— BEGIN GIVEN DATA —
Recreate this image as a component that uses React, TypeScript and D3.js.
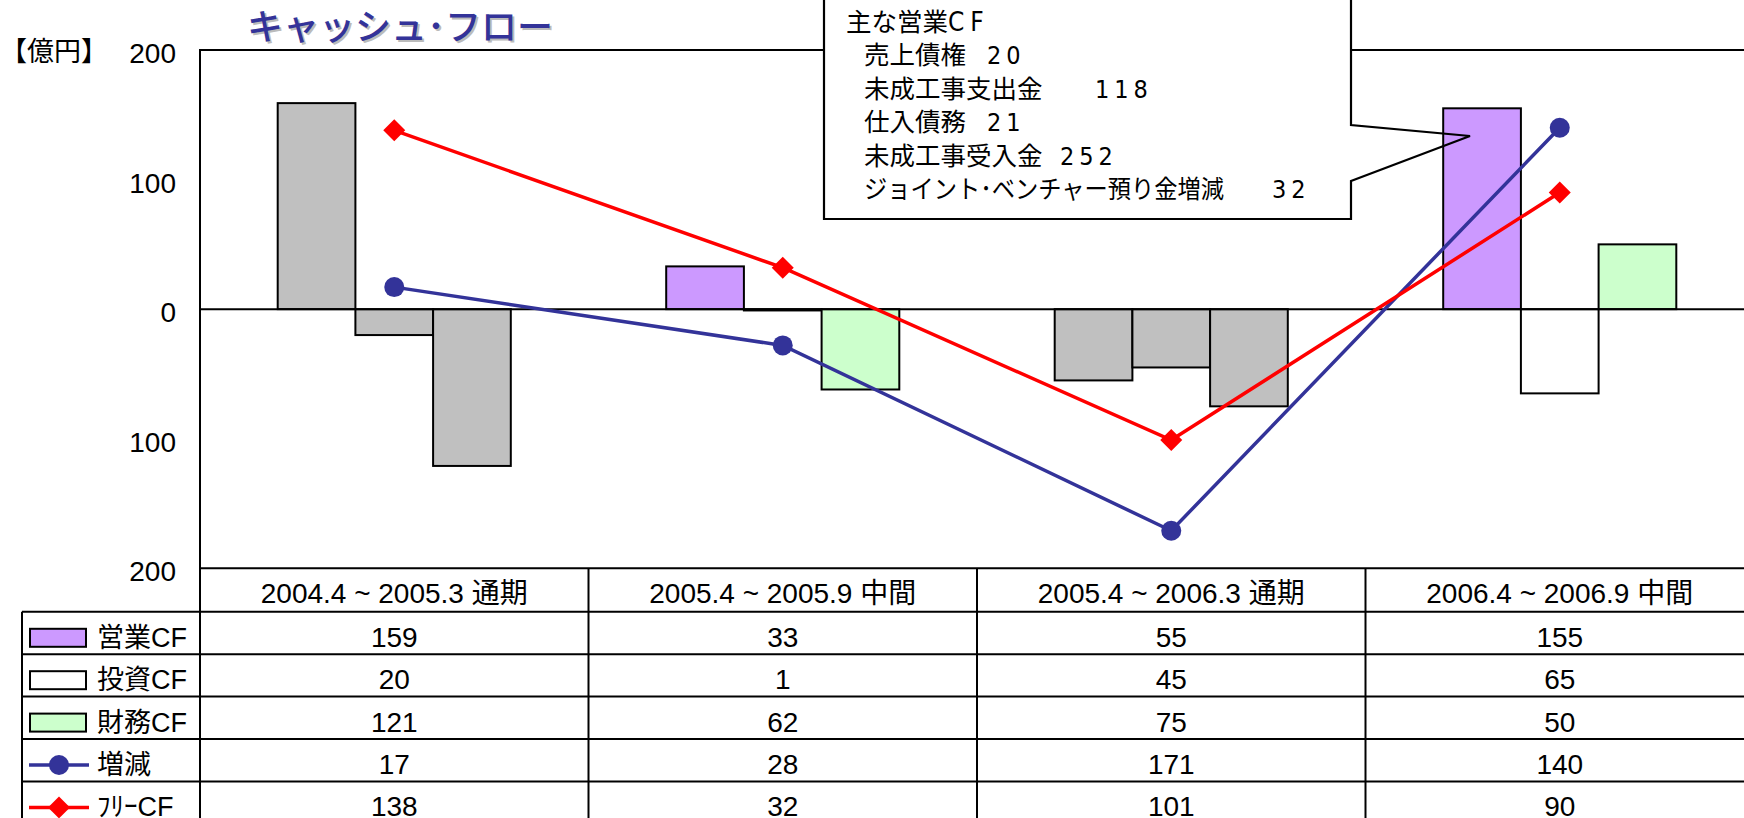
import React from "react";
import * as d3 from "d3";

// ---- data ----
const categories = [
  "2004.4 ~ 2005.3 通期",
  "2005.4 ~ 2005.9 中間",
  "2005.4 ~ 2006.3 通期",
  "2006.4 ~ 2006.9 中間",
];
const barSeries = ["営業CF", "投資CF", "財務CF"];
const operatingCF = [159, 33, -55, 155];
const investingCF = [-20, -1, -45, -65];
const financingCF = [-121, -62, -75, 50];
const netChange = [17, -28, -171, 140];
const freeCF = [138, 32, -101, 90];
const yTicks = [200, 100, 0, -100, -200];
const grayCategoryIndex = [0, 2];

const calloutTitle = "主な営業";
const calloutTitleSuffix = "CF";
const calloutLabels = [
  "売上債権",
  "未成工事支出金",
  "仕入債務",
  "未成工事受入金",
  "ジョイント･ベンチャー預り金増減",
];
const calloutValues = ["20", "118", "21", "252", "32"];

// ---- layout / style ----
const W = 1744;
const H = 818;
const plotLeft = 200;
const catW = 388.5;
const plotTop = 50;
const plotBottom = 568.3;
const legendLeft = 22;
const headerH = 43.5;
const rowH = 42.4;
const FONT = "'Liberation Sans', Arial, 'Noto Sans CJK JP', sans-serif";
const CJK = "'Noto Sans CJK JP', sans-serif";
const NARROW = "'Liberation Sans Narrow', 'DejaVu Sans Condensed', 'Liberation Sans', sans-serif";
const barColors = ["#CC99FF", "#FFFFFF", "#CCFFCC"];
const GRAY = "#C0C0C0";
const BLUE = "#333399";
const RED = "#FF0000";
const calloutValueX = [987, 1095, 987, 1060, 1272];

export default function App() {
  const x = d3
    .scaleBand<string>()
    .domain(categories)
    .range([plotLeft, plotLeft + categories.length * catW])
    .padding(0);
  const xs = d3
    .scaleBand<string>()
    .domain(barSeries)
    .range([0, x.bandwidth()])
    .paddingInner(0)
    .paddingOuter(1);
  const y = d3.scaleLinear().domain([-200, 200]).range([plotBottom, plotTop]);
  const plotRight = plotLeft + categories.length * catW;

  const seriesValues = [operatingCF, investingCF, financingCF];
  const cx = (i: number) => (x(categories[i]) as number) + x.bandwidth() / 2;
  const line = d3
    .line<number>()
    .x((_, i) => cx(i))
    .y((d) => y(d));

  const tableRows = [
    { name: "営業CF", values: operatingCF, kind: "bar", color: barColors[0] },
    { name: "投資CF", values: investingCF, kind: "bar", color: barColors[1] },
    { name: "財務CF", values: financingCF, kind: "bar", color: barColors[2] },
    { name: "増減", values: netChange, kind: "circle", color: BLUE },
    { name: "ﾌﾘｰCF", values: freeCF, kind: "diamond", color: RED },
  ];
  const rowTop = (r: number) => plotBottom + headerH + r * rowH;

  const diamond = (px: number, py: number, s: number) =>
    `M${px},${py - s}L${px + s},${py}L${px},${py + s}L${px - s},${py}Z`;

  const cy0 = 22; // first callout text line center
  const lineGap = 33.4;

  return (
    <div style={{ position: "absolute", left: 0, top: 0 }}>
      <svg width={W} height={H} style={{ display: "block", background: "#fff" }}>
        {/* title */}
        <text x={249} y={42} fontFamily={CJK} fontSize={36} fontWeight={500} fill="#BBBBBB">
          キャッシュ･フロー
        </text>
        <text x={247} y={40} fontFamily={CJK} fontSize={36} fontWeight={500} fill={BLUE}>
          キャッシュ･フロー
        </text>
        <text x={0} y={61} fontFamily={CJK} fontSize={27} fill="#000">
          【億円】
        </text>

        {/* y axis labels */}
        {yTicks.map((t) => (
          <text
            key={t}
            x={176}
            y={y(t) + 13}
            textAnchor="end"
            fontFamily={FONT}
            fontSize={28}
            fill="#000"
          >
            {Math.abs(t)}
          </text>
        ))}

        {/* bars */}
        {categories.map((c, i) =>
          barSeries.map((s, k) => {
            const v = seriesValues[k][i];
            const gray = grayCategoryIndex.includes(i);
            return (
              <rect
                key={c + s}
                x={(x(c) as number) + (xs(s) as number)}
                y={y(Math.max(0, v))}
                width={xs.bandwidth()}
                height={Math.abs(y(v) - y(0))}
                fill={gray ? GRAY : barColors[k]}
                stroke="#000"
                strokeWidth={2}
              />
            );
          })
        )}

        {/* zero line */}
        <line x1={plotLeft} x2={plotRight} y1={y(0)} y2={y(0)} stroke="#000" strokeWidth={2} />

        {/* plot frame */}
        <path
          d={`M${plotRight},${plotTop}H${plotLeft}V${plotBottom}H${plotRight}`}
          fill="none"
          stroke="#000"
          strokeWidth={2}
        />

        {/* lines */}
        <path d={line(netChange) || ""} fill="none" stroke={BLUE} strokeWidth={3.5} />
        {netChange.map((v, i) => (
          <circle key={"n" + i} cx={cx(i)} cy={y(v)} r={10} fill={BLUE} />
        ))}
        <path d={line(freeCF) || ""} fill="none" stroke={RED} strokeWidth={3.5} />
        {freeCF.map((v, i) => (
          <path key={"f" + i} d={diamond(cx(i), y(v), 11)} fill={RED} />
        ))}

        {/* callout */}
        <rect x={824} y={-10} width={527} height={229} fill="#fff" />
        <path
          d="M824,-10V219H1351V181L1470,136L1351,125V-10"
          fill="none"
          stroke="#000"
          strokeWidth={2.2}
        />
        <text x={846} y={cy0 + 9} fontFamily={CJK} fontSize={25.5} fill="#000">
          {calloutTitle}
          <tspan fontFamily={NARROW} fontSize={26} letterSpacing={6}>
            {calloutTitleSuffix}
          </tspan>
        </text>
        {calloutLabels.map((l, i) => (
          <g key={l}>
            <text
              x={864}
              y={cy0 + (i + 1) * lineGap + 9}
              fontFamily={CJK}
              fontSize={25.5}
              fill="#000"
              {...(i === 4 ? { textLength: 360, lengthAdjust: "spacingAndGlyphs" } : {})}
            >
              {l}
            </text>
            <text
              x={calloutValueX[i]}
              y={cy0 + (i + 1) * lineGap + 9}
              fontFamily={NARROW}
              fontSize={25}
              letterSpacing={5}
              fill="#000"
            >
              {calloutValues[i]}
            </text>
          </g>
        ))}

        {/* table */}
        {categories.map((c) => (
          <text
            key={"h" + c}
            x={(x(c) as number) + x.bandwidth() / 2}
            y={plotBottom + 35}
            textAnchor="middle"
            fontFamily={FONT}
            fontSize={28}
            fill="#000"
          >
            {c}
          </text>
        ))}
        {tableRows.map((row, r) => {
          const top = rowTop(r);
          const my = top + 26;
          return (
            <g key={row.name}>
              {row.kind === "bar" && (
                <rect x={30} y={my - 9} width={56} height={18} fill={row.color} stroke="#000" strokeWidth={2} />
              )}
              {row.kind !== "bar" && (
                <line x1={29} x2={89} y1={my} y2={my} stroke={row.color} strokeWidth={3.5} />
              )}
              {row.kind === "circle" && <circle cx={59} cy={my} r={10} fill={row.color} />}
              {row.kind === "diamond" && <path d={diamond(59, my, 11)} fill={row.color} />}
              <text x={97} y={top + 35} fontFamily={FONT} fontSize={27} fill="#000">
                {row.name}
              </text>
              {row.values.map((v, i) => (
                <text
                  key={i}
                  x={cx(i)}
                  y={top + 35}
                  textAnchor="middle"
                  fontFamily={FONT}
                  fontSize={28}
                  fill="#000"
                >
                  {Math.abs(v)}
                </text>
              ))}
            </g>
          );
        })}
        {/* table grid */}
        <g stroke="#000" strokeWidth={2}>
          {categories.map((c) => (
            <line key={"v" + c} x1={x(c) as number} x2={x(c) as number} y1={plotBottom} y2={H + 5} />
          ))}
          <line x1={plotRight} x2={plotRight} y1={plotBottom} y2={H + 5} />
          <line x1={legendLeft} x2={legendLeft} y1={rowTop(0)} y2={H + 5} />
          {tableRows.map((row, r) => (
            <line key={"hl" + r} x1={legendLeft} x2={plotRight} y1={rowTop(r)} y2={rowTop(r)} />
          ))}
          <line x1={legendLeft} x2={plotRight} y1={rowTop(5)} y2={rowTop(5)} />
        </g>
      </svg>
    </div>
  );
}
— END GIVEN DATA —
SET PROBLEM:
Begin at the top of the material above and output each line exactly, stopping after the line that holds "import * as". Leave out pictures.

RESPONSE FOR THIS EXERCISE:
Recreate this image as a component that uses React, TypeScript and D3.js.
import React from "react";
import * as d3 from "d3";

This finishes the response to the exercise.